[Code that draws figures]
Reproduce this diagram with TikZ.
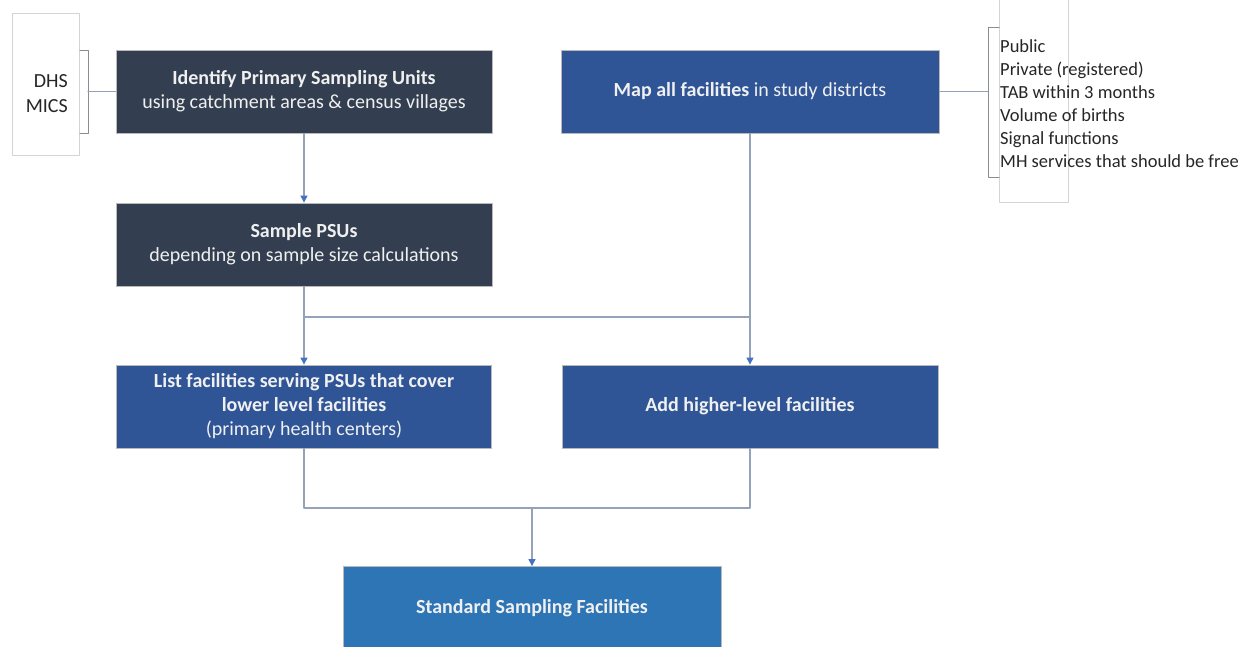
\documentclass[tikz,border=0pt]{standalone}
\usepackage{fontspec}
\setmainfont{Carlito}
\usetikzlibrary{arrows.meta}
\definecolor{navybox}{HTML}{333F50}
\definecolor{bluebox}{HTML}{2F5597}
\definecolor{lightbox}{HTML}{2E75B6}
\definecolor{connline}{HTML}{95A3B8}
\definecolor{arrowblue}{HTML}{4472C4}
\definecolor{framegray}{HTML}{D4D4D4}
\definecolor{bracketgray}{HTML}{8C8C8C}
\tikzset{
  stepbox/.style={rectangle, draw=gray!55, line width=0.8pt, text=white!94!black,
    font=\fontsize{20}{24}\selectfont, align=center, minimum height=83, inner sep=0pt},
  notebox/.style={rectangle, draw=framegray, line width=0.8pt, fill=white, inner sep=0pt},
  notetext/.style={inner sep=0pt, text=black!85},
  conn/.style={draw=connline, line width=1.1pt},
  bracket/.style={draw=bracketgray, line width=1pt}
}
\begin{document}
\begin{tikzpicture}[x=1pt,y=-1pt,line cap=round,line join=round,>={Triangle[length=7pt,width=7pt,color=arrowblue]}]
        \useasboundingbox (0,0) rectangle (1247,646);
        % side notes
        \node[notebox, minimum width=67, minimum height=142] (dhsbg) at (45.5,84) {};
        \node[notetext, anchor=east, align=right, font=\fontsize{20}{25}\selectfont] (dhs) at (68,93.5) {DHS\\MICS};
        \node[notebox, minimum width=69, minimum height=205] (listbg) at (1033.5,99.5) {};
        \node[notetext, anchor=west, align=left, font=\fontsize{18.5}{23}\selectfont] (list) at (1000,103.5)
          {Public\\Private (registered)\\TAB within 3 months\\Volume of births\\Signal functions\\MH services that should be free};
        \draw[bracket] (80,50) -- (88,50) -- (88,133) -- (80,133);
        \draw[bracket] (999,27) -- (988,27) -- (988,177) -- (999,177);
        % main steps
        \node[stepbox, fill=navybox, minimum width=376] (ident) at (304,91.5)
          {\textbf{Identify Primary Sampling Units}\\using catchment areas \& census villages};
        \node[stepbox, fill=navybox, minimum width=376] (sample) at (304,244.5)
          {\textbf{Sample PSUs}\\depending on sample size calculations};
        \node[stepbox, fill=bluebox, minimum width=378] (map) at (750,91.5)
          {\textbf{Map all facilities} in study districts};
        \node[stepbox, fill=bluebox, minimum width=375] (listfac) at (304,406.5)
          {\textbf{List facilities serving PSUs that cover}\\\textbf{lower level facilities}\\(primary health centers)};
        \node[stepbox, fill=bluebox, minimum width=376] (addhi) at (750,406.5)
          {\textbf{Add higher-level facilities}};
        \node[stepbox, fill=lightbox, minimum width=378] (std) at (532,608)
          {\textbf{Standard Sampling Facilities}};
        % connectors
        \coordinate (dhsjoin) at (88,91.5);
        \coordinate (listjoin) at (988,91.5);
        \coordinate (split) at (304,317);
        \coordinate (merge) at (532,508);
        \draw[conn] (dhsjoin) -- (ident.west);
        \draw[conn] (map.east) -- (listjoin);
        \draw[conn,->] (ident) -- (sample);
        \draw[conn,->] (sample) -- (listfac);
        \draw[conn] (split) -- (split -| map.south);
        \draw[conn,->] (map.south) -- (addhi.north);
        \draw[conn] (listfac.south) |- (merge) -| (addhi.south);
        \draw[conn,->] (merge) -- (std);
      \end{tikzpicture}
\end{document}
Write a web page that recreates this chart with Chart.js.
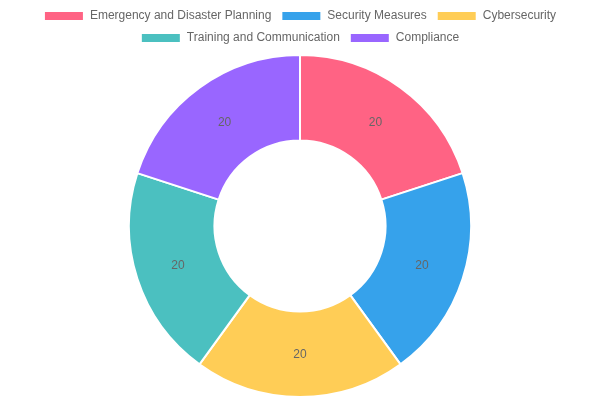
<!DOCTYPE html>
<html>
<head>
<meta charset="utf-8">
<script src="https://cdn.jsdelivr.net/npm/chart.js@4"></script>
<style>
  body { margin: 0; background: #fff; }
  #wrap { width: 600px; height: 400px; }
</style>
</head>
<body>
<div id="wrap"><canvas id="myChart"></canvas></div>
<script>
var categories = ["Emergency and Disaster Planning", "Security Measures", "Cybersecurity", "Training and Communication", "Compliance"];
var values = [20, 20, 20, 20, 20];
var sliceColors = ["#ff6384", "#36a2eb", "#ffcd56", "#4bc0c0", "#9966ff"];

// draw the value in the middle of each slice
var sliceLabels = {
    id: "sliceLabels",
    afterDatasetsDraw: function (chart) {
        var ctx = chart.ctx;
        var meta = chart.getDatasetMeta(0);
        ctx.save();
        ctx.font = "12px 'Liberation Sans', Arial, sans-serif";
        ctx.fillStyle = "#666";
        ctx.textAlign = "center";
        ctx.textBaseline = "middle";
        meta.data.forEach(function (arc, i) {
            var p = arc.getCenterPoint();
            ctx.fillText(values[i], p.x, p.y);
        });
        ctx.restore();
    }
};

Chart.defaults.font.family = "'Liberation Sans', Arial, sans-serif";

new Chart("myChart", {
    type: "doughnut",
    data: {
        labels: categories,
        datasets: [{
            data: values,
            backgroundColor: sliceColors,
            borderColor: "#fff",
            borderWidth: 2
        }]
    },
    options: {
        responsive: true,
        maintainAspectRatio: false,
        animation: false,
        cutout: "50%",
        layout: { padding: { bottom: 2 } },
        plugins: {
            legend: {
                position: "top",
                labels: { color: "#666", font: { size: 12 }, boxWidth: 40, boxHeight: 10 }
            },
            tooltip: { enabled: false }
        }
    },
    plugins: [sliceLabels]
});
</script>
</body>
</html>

» DIRECTION
Reproduce the material above in full and without alteration, but skip all pictures.

» RESULT BELOW
Reproduce this diagram with TikZ.
\documentclass[tikz,border=0pt]{standalone}
\usepackage{fontspec}
\setmainfont{Carlito}
\usetikzlibrary{arrows.meta}
\definecolor{navybox}{HTML}{333F50}
\definecolor{bluebox}{HTML}{2F5597}
\definecolor{lightbox}{HTML}{2E75B6}
\definecolor{connline}{HTML}{95A3B8}
\definecolor{arrowblue}{HTML}{4472C4}
\definecolor{framegray}{HTML}{D4D4D4}
\definecolor{bracketgray}{HTML}{8C8C8C}
\tikzset{
  stepbox/.style={rectangle, draw=gray!55, line width=0.8pt, text=white!94!black,
    font=\fontsize{20}{24}\selectfont, align=center, minimum height=83, inner sep=0pt},
  notebox/.style={rectangle, draw=framegray, line width=0.8pt, fill=white, inner sep=0pt},
  notetext/.style={inner sep=0pt, text=black!85},
  conn/.style={draw=connline, line width=1.1pt},
  bracket/.style={draw=bracketgray, line width=1pt}
}
\begin{document}
\begin{tikzpicture}[x=1pt,y=-1pt,line cap=round,line join=round,>={Triangle[length=7pt,width=7pt,color=arrowblue]}]
        \useasboundingbox (0,0) rectangle (1247,646);
        % side notes
        \node[notebox, minimum width=67, minimum height=142] (dhsbg) at (45.5,84) {};
        \node[notetext, anchor=east, align=right, font=\fontsize{20}{25}\selectfont] (dhs) at (68,93.5) {DHS\\MICS};
        \node[notebox, minimum width=69, minimum height=205] (listbg) at (1033.5,99.5) {};
        \node[notetext, anchor=west, align=left, font=\fontsize{18.5}{23}\selectfont] (list) at (1000,103.5)
          {Public\\Private (registered)\\TAB within 3 months\\Volume of births\\Signal functions\\MH services that should be free};
        \draw[bracket] (80,50) -- (88,50) -- (88,133) -- (80,133);
        \draw[bracket] (999,27) -- (988,27) -- (988,177) -- (999,177);
        % main steps
        \node[stepbox, fill=navybox, minimum width=376] (ident) at (304,91.5)
          {\textbf{Identify Primary Sampling Units}\\using catchment areas \& census villages};
        \node[stepbox, fill=navybox, minimum width=376] (sample) at (304,244.5)
          {\textbf{Sample PSUs}\\depending on sample size calculations};
        \node[stepbox, fill=bluebox, minimum width=378] (map) at (750,91.5)
          {\textbf{Map all facilities} in study districts};
        \node[stepbox, fill=bluebox, minimum width=375] (listfac) at (304,406.5)
          {\textbf{List facilities serving PSUs that cover}\\\textbf{lower level facilities}\\(primary health centers)};
        \node[stepbox, fill=bluebox, minimum width=376] (addhi) at (750,406.5)
          {\textbf{Add higher-level facilities}};
        \node[stepbox, fill=lightbox, minimum width=378] (std) at (532,608)
          {\textbf{Standard Sampling Facilities}};
        % connectors
        \coordinate (dhsjoin) at (88,91.5);
        \coordinate (listjoin) at (988,91.5);
        \coordinate (split) at (304,317);
        \coordinate (merge) at (532,508);
        \draw[conn] (dhsjoin) -- (ident.west);
        \draw[conn] (map.east) -- (listjoin);
        \draw[conn,->] (ident) -- (sample);
        \draw[conn,->] (sample) -- (listfac);
        \draw[conn] (split) -- (split -| map.south);
        \draw[conn,->] (map.south) -- (addhi.north);
        \draw[conn] (listfac.south) |- (merge) -| (addhi.south);
        \draw[conn,->] (merge) -- (std);
      \end{tikzpicture}
\end{document}
Write a web page that recreates this chart with Chart.js.
<!DOCTYPE html>
<html>
<head>
<meta charset="utf-8">
<script src="https://cdn.jsdelivr.net/npm/chart.js@4"></script>
<style>
  body { margin: 0; background: #fff; }
  #wrap { width: 600px; height: 400px; }
</style>
</head>
<body>
<div id="wrap"><canvas id="myChart"></canvas></div>
<script>
var categories = ["Emergency and Disaster Planning", "Security Measures", "Cybersecurity", "Training and Communication", "Compliance"];
var values = [20, 20, 20, 20, 20];
var sliceColors = ["#ff6384", "#36a2eb", "#ffcd56", "#4bc0c0", "#9966ff"];

// draw the value in the middle of each slice
var sliceLabels = {
    id: "sliceLabels",
    afterDatasetsDraw: function (chart) {
        var ctx = chart.ctx;
        var meta = chart.getDatasetMeta(0);
        ctx.save();
        ctx.font = "12px 'Liberation Sans', Arial, sans-serif";
        ctx.fillStyle = "#666";
        ctx.textAlign = "center";
        ctx.textBaseline = "middle";
        meta.data.forEach(function (arc, i) {
            var p = arc.getCenterPoint();
            ctx.fillText(values[i], p.x, p.y);
        });
        ctx.restore();
    }
};

Chart.defaults.font.family = "'Liberation Sans', Arial, sans-serif";

new Chart("myChart", {
    type: "doughnut",
    data: {
        labels: categories,
        datasets: [{
            data: values,
            backgroundColor: sliceColors,
            borderColor: "#fff",
            borderWidth: 2
        }]
    },
    options: {
        responsive: true,
        maintainAspectRatio: false,
        animation: false,
        cutout: "50%",
        layout: { padding: { bottom: 2 } },
        plugins: {
            legend: {
                position: "top",
                labels: { color: "#666", font: { size: 12 }, boxWidth: 40, boxHeight: 10 }
            },
            tooltip: { enabled: false }
        }
    },
    plugins: [sliceLabels]
});
</script>
</body>
</html>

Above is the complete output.